→ **EXERCISE REQUIREMENTS**
List each line holding the string "page".

→ **DATA EXCERPT**
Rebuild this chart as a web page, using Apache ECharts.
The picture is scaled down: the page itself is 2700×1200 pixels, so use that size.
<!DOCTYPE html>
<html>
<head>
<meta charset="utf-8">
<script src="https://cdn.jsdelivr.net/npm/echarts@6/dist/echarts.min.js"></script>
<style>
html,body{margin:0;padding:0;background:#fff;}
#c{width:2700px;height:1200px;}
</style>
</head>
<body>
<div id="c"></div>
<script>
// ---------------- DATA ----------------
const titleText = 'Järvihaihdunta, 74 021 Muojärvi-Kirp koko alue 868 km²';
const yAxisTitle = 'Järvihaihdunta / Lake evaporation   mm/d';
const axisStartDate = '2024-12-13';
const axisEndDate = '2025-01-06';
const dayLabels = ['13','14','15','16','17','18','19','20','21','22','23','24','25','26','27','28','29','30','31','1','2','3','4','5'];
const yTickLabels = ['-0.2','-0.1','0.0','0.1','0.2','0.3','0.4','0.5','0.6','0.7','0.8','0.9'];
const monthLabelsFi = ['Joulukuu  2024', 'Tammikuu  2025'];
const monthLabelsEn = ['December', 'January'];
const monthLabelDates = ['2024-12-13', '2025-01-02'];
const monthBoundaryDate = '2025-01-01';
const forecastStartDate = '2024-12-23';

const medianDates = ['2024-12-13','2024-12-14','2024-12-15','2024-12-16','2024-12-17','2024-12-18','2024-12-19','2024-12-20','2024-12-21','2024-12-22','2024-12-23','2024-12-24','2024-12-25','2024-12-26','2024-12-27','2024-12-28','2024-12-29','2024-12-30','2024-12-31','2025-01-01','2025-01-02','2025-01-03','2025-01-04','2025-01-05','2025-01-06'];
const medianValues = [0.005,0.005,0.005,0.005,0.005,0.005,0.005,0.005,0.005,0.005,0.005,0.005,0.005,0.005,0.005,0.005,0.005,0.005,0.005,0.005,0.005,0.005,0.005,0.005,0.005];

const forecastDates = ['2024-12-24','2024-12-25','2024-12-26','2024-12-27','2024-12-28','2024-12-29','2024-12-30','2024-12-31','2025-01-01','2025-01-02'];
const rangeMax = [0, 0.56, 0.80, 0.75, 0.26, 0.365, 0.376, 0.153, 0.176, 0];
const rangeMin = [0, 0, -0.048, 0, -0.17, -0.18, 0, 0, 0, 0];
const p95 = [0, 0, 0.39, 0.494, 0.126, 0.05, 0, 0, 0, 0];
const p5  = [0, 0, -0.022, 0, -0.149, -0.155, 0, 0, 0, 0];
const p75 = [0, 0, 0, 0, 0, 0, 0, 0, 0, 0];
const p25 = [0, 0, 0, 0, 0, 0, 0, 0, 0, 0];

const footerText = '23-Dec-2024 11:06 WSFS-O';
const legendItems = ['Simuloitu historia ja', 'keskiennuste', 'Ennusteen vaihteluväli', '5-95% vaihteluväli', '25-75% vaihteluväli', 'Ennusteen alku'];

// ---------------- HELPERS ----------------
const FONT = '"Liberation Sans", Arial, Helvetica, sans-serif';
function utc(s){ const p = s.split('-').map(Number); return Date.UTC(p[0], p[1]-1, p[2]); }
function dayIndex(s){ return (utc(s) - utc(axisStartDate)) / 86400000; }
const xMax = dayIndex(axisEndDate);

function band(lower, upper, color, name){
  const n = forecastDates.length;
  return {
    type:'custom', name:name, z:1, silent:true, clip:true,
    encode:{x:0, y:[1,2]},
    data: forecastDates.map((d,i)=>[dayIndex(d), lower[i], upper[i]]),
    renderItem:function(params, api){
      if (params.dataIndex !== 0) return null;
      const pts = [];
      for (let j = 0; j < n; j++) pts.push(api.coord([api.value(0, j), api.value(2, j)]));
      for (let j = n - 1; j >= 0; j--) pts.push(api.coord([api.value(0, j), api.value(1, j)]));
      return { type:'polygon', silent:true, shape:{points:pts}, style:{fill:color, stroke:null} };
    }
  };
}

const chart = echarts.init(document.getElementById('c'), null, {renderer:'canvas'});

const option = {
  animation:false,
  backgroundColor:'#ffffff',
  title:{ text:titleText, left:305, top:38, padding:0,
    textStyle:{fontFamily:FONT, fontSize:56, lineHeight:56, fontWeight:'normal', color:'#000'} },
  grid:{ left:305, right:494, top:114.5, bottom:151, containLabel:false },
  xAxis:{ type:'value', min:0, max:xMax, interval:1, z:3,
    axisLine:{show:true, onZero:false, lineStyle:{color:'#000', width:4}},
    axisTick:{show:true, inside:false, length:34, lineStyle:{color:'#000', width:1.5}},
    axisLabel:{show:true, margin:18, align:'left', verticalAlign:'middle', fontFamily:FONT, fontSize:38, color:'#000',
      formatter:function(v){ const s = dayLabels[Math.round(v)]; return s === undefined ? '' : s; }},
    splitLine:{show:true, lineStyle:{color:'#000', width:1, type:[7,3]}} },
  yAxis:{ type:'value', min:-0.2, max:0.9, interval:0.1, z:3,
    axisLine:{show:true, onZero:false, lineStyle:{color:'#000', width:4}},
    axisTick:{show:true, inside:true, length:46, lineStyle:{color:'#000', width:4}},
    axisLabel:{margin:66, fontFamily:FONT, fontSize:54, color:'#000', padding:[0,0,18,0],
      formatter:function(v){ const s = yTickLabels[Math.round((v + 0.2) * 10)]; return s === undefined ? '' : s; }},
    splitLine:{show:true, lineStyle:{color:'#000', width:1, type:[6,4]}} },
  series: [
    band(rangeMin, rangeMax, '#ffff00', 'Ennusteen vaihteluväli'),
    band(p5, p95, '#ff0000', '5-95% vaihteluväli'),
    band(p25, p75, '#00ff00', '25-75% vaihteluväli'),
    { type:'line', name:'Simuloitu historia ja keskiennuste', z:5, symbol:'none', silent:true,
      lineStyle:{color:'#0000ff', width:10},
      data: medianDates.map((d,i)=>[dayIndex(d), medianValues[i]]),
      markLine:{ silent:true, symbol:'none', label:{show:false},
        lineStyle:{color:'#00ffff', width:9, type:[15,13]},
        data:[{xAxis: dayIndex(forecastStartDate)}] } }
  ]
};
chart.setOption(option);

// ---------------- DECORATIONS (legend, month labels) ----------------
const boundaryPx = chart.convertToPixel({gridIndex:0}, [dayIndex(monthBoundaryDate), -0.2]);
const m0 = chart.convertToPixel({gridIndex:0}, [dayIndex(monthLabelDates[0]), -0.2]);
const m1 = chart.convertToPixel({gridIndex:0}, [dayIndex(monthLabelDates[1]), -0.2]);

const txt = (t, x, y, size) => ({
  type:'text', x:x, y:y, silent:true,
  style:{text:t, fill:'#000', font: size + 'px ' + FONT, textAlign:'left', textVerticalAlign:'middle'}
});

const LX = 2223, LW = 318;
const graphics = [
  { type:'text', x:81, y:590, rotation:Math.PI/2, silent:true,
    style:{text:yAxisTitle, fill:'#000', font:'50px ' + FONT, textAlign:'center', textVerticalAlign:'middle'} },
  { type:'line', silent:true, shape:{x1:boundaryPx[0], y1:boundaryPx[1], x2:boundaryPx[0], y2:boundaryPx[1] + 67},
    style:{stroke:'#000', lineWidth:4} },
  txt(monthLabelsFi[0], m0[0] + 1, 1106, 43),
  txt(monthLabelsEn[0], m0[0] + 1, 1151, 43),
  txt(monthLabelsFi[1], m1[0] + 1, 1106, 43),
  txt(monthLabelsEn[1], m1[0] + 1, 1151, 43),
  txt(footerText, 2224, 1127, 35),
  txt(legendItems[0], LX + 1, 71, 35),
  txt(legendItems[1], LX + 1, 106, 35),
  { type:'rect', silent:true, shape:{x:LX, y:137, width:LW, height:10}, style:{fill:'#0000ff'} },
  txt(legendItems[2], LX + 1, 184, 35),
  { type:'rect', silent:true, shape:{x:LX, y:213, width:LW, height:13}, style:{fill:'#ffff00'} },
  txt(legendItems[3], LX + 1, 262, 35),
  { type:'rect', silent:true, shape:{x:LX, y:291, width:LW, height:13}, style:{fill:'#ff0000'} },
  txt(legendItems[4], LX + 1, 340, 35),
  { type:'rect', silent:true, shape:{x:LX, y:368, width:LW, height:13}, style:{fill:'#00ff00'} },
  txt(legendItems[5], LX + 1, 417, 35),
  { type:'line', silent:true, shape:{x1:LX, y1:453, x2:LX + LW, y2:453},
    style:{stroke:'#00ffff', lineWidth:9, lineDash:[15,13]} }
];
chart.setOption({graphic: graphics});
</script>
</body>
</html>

→ **THE REPLY**
Rebuild this chart as a web page, using Apache ECharts.
The picture is scaled down: the page itself is 2700×1200 pixels, so use that size.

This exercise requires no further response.